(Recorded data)
■ ■ ■ ■ ■ ■ ■
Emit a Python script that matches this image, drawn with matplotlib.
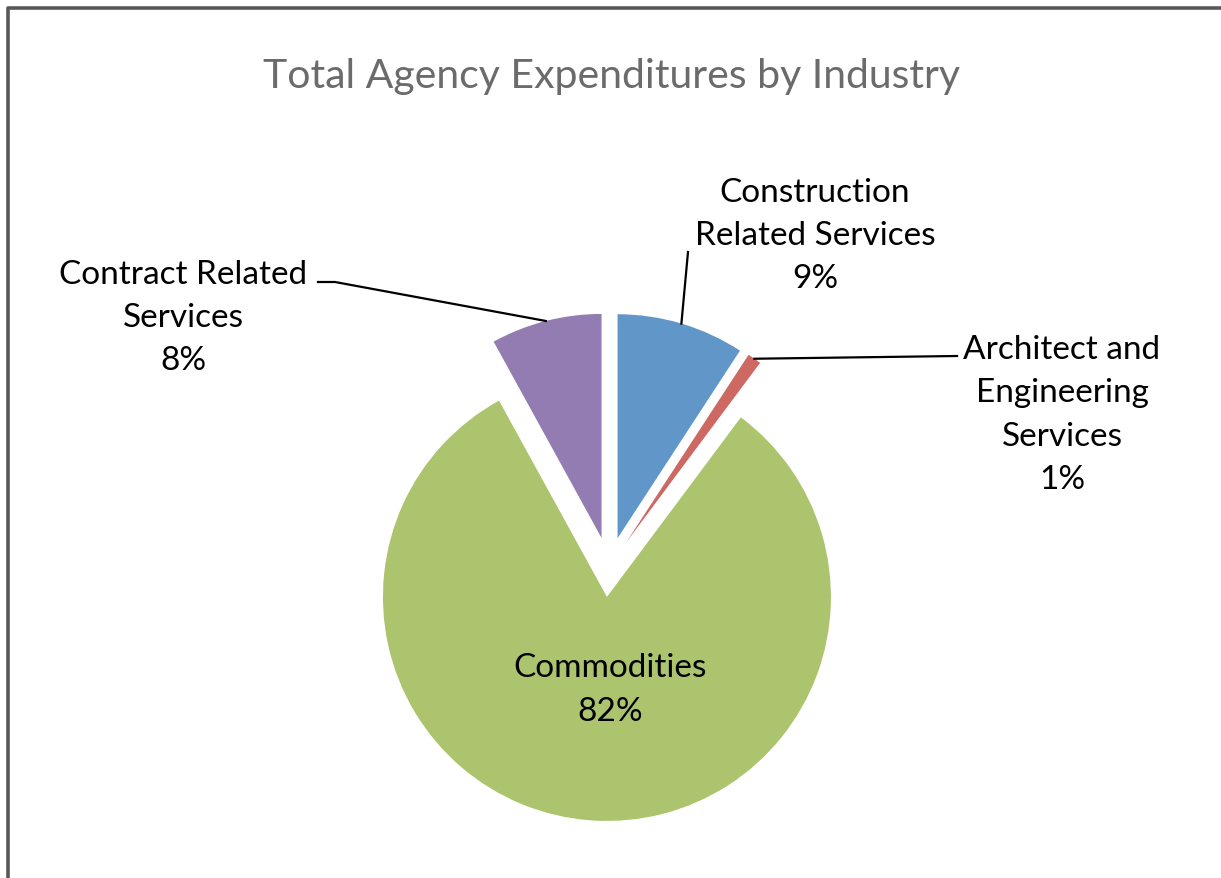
import numpy as np
import matplotlib
matplotlib.use("Agg")
import matplotlib.pyplot as plt

W, H = 1221, 879

categories = ["Construction\nRelated Services", "Architect and\nEngineering\nServices", "Commodities", "Contract Related\nServices"]
shares = [9.2, 1.0, 81.8, 8.0]
pct_labels = ["9%", "1%", "82%", "8%"]
colors = ["#6096C8", "#CD6862", "#ACC46D", "#927CB2"]

plt.rcParams["font.family"] = ["Lato", "DejaVu Sans"]

fig = plt.figure(figsize=(W / 100, H / 100), dpi=100)
ax = fig.add_axes([0, 0, 1, 1])


def py(y):
    # pixel row (top-down) to data y
    return H - y


center = (609, py(568))
radius = 224
explode_px = 30

wedges, _ = ax.pie(shares, colors=colors, startangle=90, counterclock=False,
                   radius=radius, center=center, explode=[explode_px] * 4,
                   wedgeprops=dict(linewidth=0), frame=True)
ax.set_xlim(0, W)
ax.set_ylim(0, H)
ax.set_aspect("equal")
ax.axis("off")

# chart border (left and top visible only)
ax.plot([8, 8, W + 10], [-10, py(9), py(9)], color="#595959", lw=2.6, solid_capstyle="butt", clip_on=False)

ax.text(611, py(76), "Total Agency Expenditures by Industry", ha="center", va="center",
        fontsize=29.5, color="#6B6B6B")


def edge_point(w):
    mid = np.deg2rad((w.theta1 + w.theta2) / 2)
    cx, cy = w.center
    return cx + w.r * np.cos(mid), cy + w.r * np.sin(mid)


label_pos = [(815, 236), (1062, 415), (610, 690), (183, 318)]
leader_start = [[(688, 253)], [(957, 357)], None, [(318, 283), (335, 283)]]

for w, cat, pct, (lx, ly), pts in zip(wedges, categories, pct_labels, label_pos, leader_start):
    ax.text(lx, py(ly), cat + "\n" + pct, ha="center", va="center", fontsize=24,
            color="black", linespacing=1.56)
    if pts is None:
        continue
    ex, ey = edge_point(w)
    xs = [p[0] for p in pts] + [ex]
    ys = [py(p[1]) for p in pts] + [ey]
    ax.plot(xs, ys, color="black", lw=1.6)

fig.savefig("out.png", dpi=100, facecolor="white")
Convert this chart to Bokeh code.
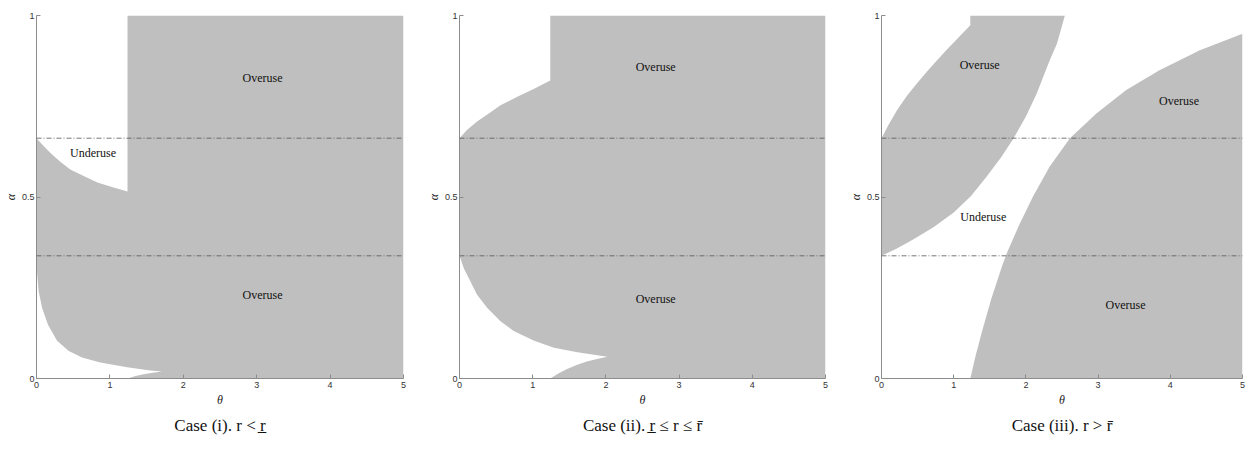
from bokeh.plotting import figure
from bokeh.models import Range1d, Span, Title, FixedTicker
from bokeh.layouts import row
from bokeh.core.properties import value
from bokeh.embed import file_html
from bokeh.resources import INLINE

# ---------------- data ----------------
x_ticks = [0, 1, 2, 3, 4, 5]
y_ticks = [0, 0.5, 1]
y_tick_labels = {0: "0", 0.5: "0.5", 1: "1"}
alpha_levels = [0.338, 0.662]

# Case (i)
p1_upper_theta = [0, 0.10, 0.19, 0.32, 0.46, 0.65, 0.83, 1.05, 1.24]
p1_upper_alpha = [0.662, 0.640, 0.621, 0.598, 0.576, 0.557, 0.540, 0.526, 0.515]
p1_lower_theta = [0, 0.01, 0.03, 0.077, 0.155, 0.28, 0.44, 0.62, 0.87, 1.235, 1.55, 1.71]
p1_lower_alpha = [0.338, 0.285, 0.240, 0.194, 0.149, 0.104, 0.076, 0.058, 0.044, 0.031, 0.022, 0.019]
p1_rise_theta = [1.24, 1.35, 1.46, 1.58, 1.71]
p1_rise_alpha = [0.0, 0.007, 0.012, 0.016, 0.019]
p1_label_text = ["Overuse", "Underuse", "Overuse"]
p1_label_theta = [3.08, 0.77, 3.08]
p1_label_alpha = [0.827, 0.622, 0.23]

# Case (ii)
p2_upper_theta = [0, 0.105, 0.24, 0.40, 0.56, 0.79, 1.02, 1.24]
p2_upper_alpha = [0.662, 0.685, 0.708, 0.730, 0.753, 0.776, 0.798, 0.821]
p2_lower_theta = [0, 0.06, 0.15, 0.24, 0.38, 0.56, 0.74, 1.02, 1.29, 1.61, 2.02]
p2_lower_alpha = [0.338, 0.303, 0.267, 0.231, 0.194, 0.158, 0.131, 0.104, 0.085, 0.072, 0.060]
p2_rise_theta = [1.24, 1.35, 1.47, 1.60, 1.74, 1.88, 2.02]
p2_rise_alpha = [0.0, 0.014, 0.026, 0.037, 0.047, 0.054, 0.060]
p2_label_text = ["Overuse", "Overuse"]
p2_label_theta = [2.68, 2.68]
p2_label_alpha = [0.858, 0.22]

# Case (iii)
p3_band_left_theta = [0, 0.10, 0.217, 0.35, 0.49, 0.63, 0.77, 0.91, 1.05, 1.23]
p3_band_left_alpha = [0.662, 0.700, 0.740, 0.778, 0.813, 0.846, 0.877, 0.907, 0.936, 0.973]
p3_band_right_theta = [0, 0.22, 0.45, 0.72, 1.00, 1.24, 1.46, 1.66, 1.83, 2.00, 2.15, 2.33, 2.43, 2.54]
p3_band_right_alpha = [0.338, 0.359, 0.384, 0.417, 0.457, 0.503, 0.557, 0.610, 0.662, 0.722, 0.785, 0.877, 0.922, 1.0]
p3_main_theta = [1.23, 1.30, 1.39, 1.52, 1.67, 1.74, 1.90, 2.10, 2.33, 2.61, 2.98, 3.39, 3.85, 4.41, 5.0]
p3_main_alpha = [0.0, 0.060, 0.128, 0.219, 0.310, 0.347, 0.420, 0.502, 0.584, 0.662, 0.731, 0.795, 0.849, 0.904, 0.95]
p3_label_text = ["Overuse", "Overuse", "Underuse", "Overuse"]
p3_label_theta = [1.36, 4.12, 1.41, 3.38]
p3_label_alpha = [0.863, 0.764, 0.446, 0.203]

captions = ["Case (i). r < r\u0332", "Case (ii). r\u0332 \u2264 r \u2264 r\u0304", "Case (iii). r > r\u0304"]

X0, X1, Y0, Y1 = 0, 5, 0, 1
GRAY = "#bfbfbf"
SERIF = "Liberation Serif"
H = 448


def make_fig(width, left, right, top, bottom, caption):
    p = figure(width=width, height=H, output_backend="svg", toolbar_location=None,
               x_range=Range1d(X0, X1), y_range=Range1d(Y0, Y1),
               min_border_left=left, min_border_right=right,
               min_border_top=top, min_border_bottom=bottom)
    p.outline_line_color = None
    p.grid.visible = False
    p.background_fill_color = "white"
    p.border_fill_color = "white"
    for ax in (p.xaxis[0], p.yaxis[0]):
        ax.axis_line_color = "#8c8c8c"
        ax.major_tick_line_color = "#8c8c8c"
        ax.minor_tick_line_color = None
        ax.major_tick_in = 4
        ax.major_tick_out = 0
        ax.major_label_text_font = "Liberation Sans"
        ax.major_label_text_font_size = "9px"
        ax.major_label_text_color = "#333333"
        ax.axis_label_text_font = SERIF
        ax.axis_label_text_font_style = "italic"
        ax.axis_label_text_font_size = "12px"
        ax.axis_label_text_color = "#222222"
        ax.major_label_standoff = 2
        ax.axis_label_standoff = 1
    p.xaxis.major_label_standoff = 3
    p.xaxis.axis_label_standoff = 2
    p.xaxis.ticker = FixedTicker(ticks=x_ticks)
    p.yaxis.ticker = FixedTicker(ticks=y_ticks)
    p.yaxis.major_label_overrides = y_tick_labels
    p.xaxis.axis_label = "\u03b8"
    p.yaxis.axis_label = "\u03b1"
    cap = Title(text=caption, align="center", text_font=SERIF, text_font_size="17px",
                text_font_style="normal", text_color="#111111", standoff=9)
    p.add_layout(cap, "below")
    return p


def add_levels(p):
    for lv in alpha_levels:
        p.add_layout(Span(location=lv, dimension="width", line_color="#555555",
                          line_width=0.8, line_dash="5 2 1 2"))


def add_labels(p, xs, ys, texts):
    p.text(x=xs, y=ys, text=texts, text_font=value(SERIF), text_font_size="12px",
           text_align="center", text_baseline="middle", text_color="#111111")


# ---- Case (i)
f1 = make_fig(423, 36, 20, 11, H - 378, captions[0])
xs = (p1_lower_theta + p1_rise_theta[::-1] + [X1, X1, p1_upper_theta[-1]] + p1_upper_theta[::-1])
ys = (p1_lower_alpha + p1_rise_alpha[::-1] + [Y0, Y1, Y1] + p1_upper_alpha[::-1])
f1.patch(xs, ys, fill_color=GRAY, line_color=None)
add_levels(f1)
add_labels(f1, p1_label_theta, p1_label_alpha, p1_label_text)

# ---- Case (ii)
f2 = make_fig(422, 36, 20, 11, H - 378, captions[1])
xs = (p2_lower_theta + p2_rise_theta[::-1] + [X1, X1, p2_upper_theta[-1]] + p2_upper_theta[::-1])
ys = (p2_lower_alpha + p2_rise_alpha[::-1] + [Y0, Y1, Y1] + p2_upper_alpha[::-1])
f2.patch(xs, ys, fill_color=GRAY, line_color=None)
add_levels(f2)
add_labels(f2, p2_label_theta, p2_label_alpha, p2_label_text)

# ---- Case (iii)
f3 = make_fig(402, 36, 5, 15, H - 380, captions[2])
xs = p3_band_left_theta + [p3_band_left_theta[-1]] + p3_band_right_theta[::-1]
ys = p3_band_left_alpha + [Y1] + p3_band_right_alpha[::-1]
f3.patch(xs, ys, fill_color=GRAY, line_color=None)
xs = p3_main_theta + [X1]
ys = p3_main_alpha + [Y0]
f3.patch(xs, ys, fill_color=GRAY, line_color=None)
add_levels(f3)
add_labels(f3, p3_label_theta, p3_label_alpha, p3_label_text)

layout = row(f1, f2, f3)
open("out.html", "w").write(file_html(layout, INLINE))
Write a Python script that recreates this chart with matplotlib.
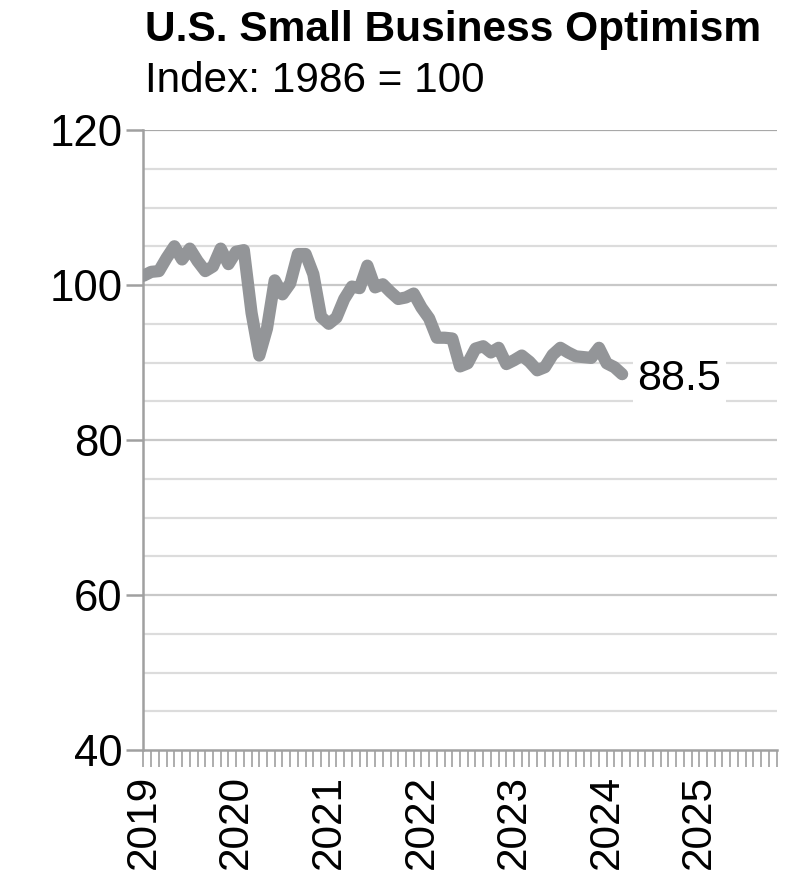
import matplotlib
matplotlib.use("Agg")
import matplotlib.pyplot as plt
import numpy as np

plt.rcParams['font.family'] = ['Liberation Sans', 'DejaVu Sans']

title = "U.S. Small Business Optimism"
subtitle = "Index: 1986 = 100"
years = ["2019", "2020", "2021", "2022", "2023", "2024", "2025"]
optimism = [
    101.2, 101.7, 101.8, 103.5, 105.0, 103.3, 104.7, 103.1, 101.8, 102.4, 104.7, 102.7,
    104.3, 104.5, 96.4, 90.9, 94.4, 100.6, 98.8, 100.2, 104.0, 104.0, 101.4, 95.9,
    95.0, 95.8, 98.2, 99.8, 99.6, 102.5, 99.7, 100.1, 99.1, 98.2, 98.4, 98.9,
    97.1, 95.7, 93.2, 93.2, 93.1, 89.5, 89.9, 91.8, 92.1, 91.3, 91.9, 89.8,
    90.3, 90.9, 90.1, 89.0, 89.4, 91.0, 91.9, 91.3, 90.8, 90.7, 90.6, 91.9,
    89.9, 89.4, 88.5,
]
n_months_axis = 82
last_label = "88.5"

fig = plt.figure(figsize=(7.91, 8.71), dpi=100)
ax = fig.add_axes([0.1814, 0.1389, 0.8003, 0.7118])

x = np.arange(len(optimism))
ax.set_xlim(0, n_months_axis)
ax.set_ylim(40, 120)

# gridlines
for v in np.arange(45, 120, 5):
    major = (v % 20 == 0)
    ax.axhline(v, color='#c8c8c8' if major else '#dcdcdc', lw=1.6, zorder=1)
ax.axhline(120, color='#a8a8a8', lw=1.6, zorder=1)

ax.plot(x, optimism, color='#939598', lw=8.8, solid_joinstyle='round',
        solid_capstyle='round', zorder=3)

ax.text(x[-1] + 2.0, optimism[-1] - 0.6, last_label, fontsize=31, va='center', ha='left',
        bbox=dict(facecolor='white', edgecolor='none', pad=3), zorder=4)

for s in ['top', 'right']:
    ax.spines[s].set_visible(False)
ax.spines['left'].set_color('#a0a0a0')
ax.spines['left'].set_linewidth(1.8)
ax.spines['bottom'].set_color('#a0a0a0')
ax.spines['bottom'].set_linewidth(1.8)

ax.set_yticks([40, 60, 80, 100, 120])
ax.set_yticklabels(["40", "60", "80", "100", "120"])
ax.tick_params(axis='y', length=12, width=1.8, color='#a0a0a0', labelsize=31.5, pad=3)

ax.set_xticks(np.arange(0, n_months_axis + 1, 1), minor=True)
ax.set_xticks(np.arange(0, 12 * len(years), 12))
ax.set_xticklabels(years, rotation=90)
ax.tick_params(axis='x', which='both', length=12, width=1.2, color='#a0a0a0',
               labelsize=30.5, pad=6)

fig.text(0.1833, 0.953, title, fontsize=30.6, fontweight='bold', ha='left', va='baseline')
fig.text(0.1833, 0.894, subtitle, fontsize=30.4, ha='left', va='baseline')

fig.savefig("out.png", dpi=100, facecolor='white')
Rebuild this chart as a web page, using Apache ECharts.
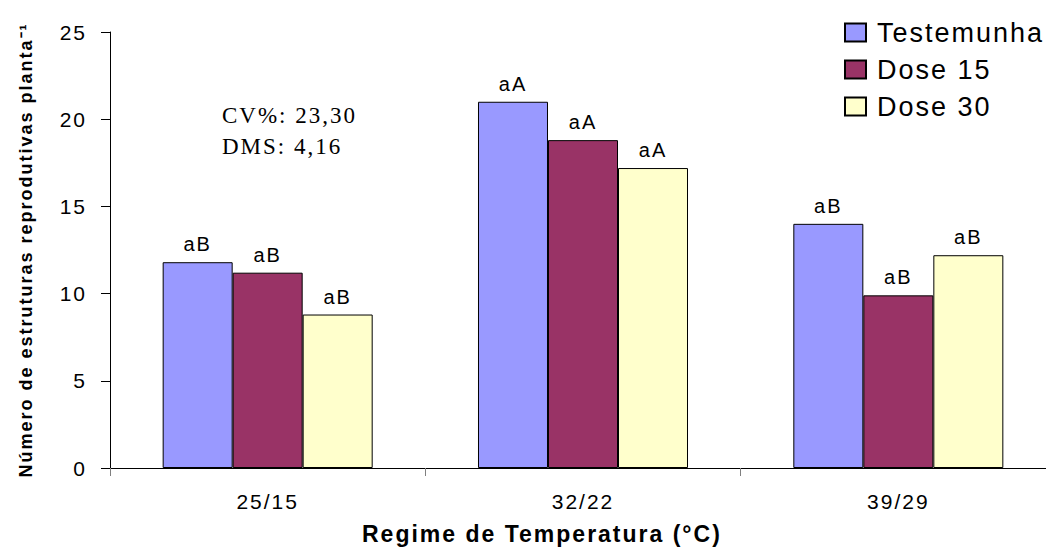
<!DOCTYPE html>
<html>
<head>
<meta charset="utf-8">
<script src="https://cdn.jsdelivr.net/npm/echarts@6/dist/echarts.min.js"></script>
<style>
  html, body { margin: 0; padding: 0; background: #fff; overflow: hidden; }
  /* plot area runs past the right edge in the original, so the chart is a bit wider than the window */
  #chart { width: 1057px; height: 559px; }
  /* the original chart has wide letter spacing on all its text */
  #chart svg text { letter-spacing: 2px; }
</style>
</head>
<body>
<div id="chart"></div>
<script>
const regimes = ["25/15", "32/22", "39/29"];
const seriesNames = ["Testemunha", "Dose 15", "Dose 30"];
const testemunha = [11.8, 21.0, 14.0];
const dose15 = [11.2, 18.8, 9.9];
const dose30 = [8.8, 17.2, 12.2];
const lettersTestemunha = ["aB", "aA", "aB"];
const lettersDose15 = ["aB", "aA", "aB"];
const lettersDose30 = ["aB", "aA", "aB"];
const colors = ["#9999FF", "#993366", "#FFFFCC"];

const chart = echarts.init(document.getElementById("chart"), null, { renderer: "svg" });

function barSeries(name, values, letters, color) {
  return {
    name: name,
    type: "bar",
    data: values,
    barGap: "0%",
    barCategoryGap: "33.4%",
    itemStyle: { color: color, borderColor: "#000", borderWidth: 1 },
    label: {
      show: true,
      position: "top",
      distance: 8,
      color: "#000",
      fontFamily: "Liberation Sans",
      fontSize: 20,
      formatter: (p) => letters[p.dataIndex]
    }
  };
}

const option = {
  animation: false,
  backgroundColor: "#fff",
  grid: { left: 110, top: 32, width: 946, height: 436 },
  legend: {
    orient: "vertical",
    left: 839,
    top: 14,
    itemWidth: 21,
    itemHeight: 18,
    itemGap: 10,
    icon: "rect",
    data: seriesNames,
    textStyle: { fontFamily: "Liberation Sans", fontSize: 27, color: "#000", padding: [0, 0, 0, 6] }
  },
  xAxis: {
    type: "category",
    data: regimes,
    axisLine: { lineStyle: { color: "#000", width: 1 } },
    axisTick: { show: true, length: 8, lineStyle: { color: "#808080" } },
    axisLabel: { color: "#000", fontFamily: "Liberation Sans", fontSize: 21, margin: 23 }
  },
  yAxis: {
    type: "value",
    min: 0,
    max: 25,
    interval: 5,
    name: "Número de estruturas reprodutivas planta⁻¹",
    nameLocation: "middle",
    nameGap: 75,
    nameRotate: 90,
    nameTextStyle: {
      fontFamily: "Liberation Sans",
      fontWeight: "bold",
      fontSize: 18,
      color: "#000"
    },
    axisLine: { show: true, lineStyle: { color: "#000", width: 1 } },
    axisTick: { show: true, length: 9, lineStyle: { color: "#000" } },
    splitLine: { show: false },
    axisLabel: { color: "#000", fontFamily: "Liberation Sans", fontSize: 21, margin: 23 }
  },
  graphic: [
    {
      type: "text",
      left: 222,
      top: 100,
      style: {
        text: "CV%: 23,30\nDMS: 4,16",
        font: "23px 'Liberation Serif'",
        lineHeight: 31,
        fill: "#000"
      }
    },
    {
      type: "text",
      left: 362,
      top: 522,
      style: {
        text: "Regime de Temperatura (°C)",
        font: "bold 23px 'Liberation Sans'",
        fill: "#000"
      }
    }
  ],
  series: [
    barSeries(seriesNames[0], testemunha, lettersTestemunha, colors[0]),
    barSeries(seriesNames[1], dose15, lettersDose15, colors[1]),
    barSeries(seriesNames[2], dose30, lettersDose30, colors[2])
  ]
};

chart.setOption(option);
</script>
</body>
</html>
■ ■ ■ ■ ■ ■ ■
■ Task:
Stop after the line containing "W, H = 1221, 879": copy the records exactly from the first line up to there, leaving pictures out.

■ Response to the exercise:
Emit a Python script that matches this image, drawn with matplotlib.
import numpy as np
import matplotlib
matplotlib.use("Agg")
import matplotlib.pyplot as plt

W, H = 1221, 879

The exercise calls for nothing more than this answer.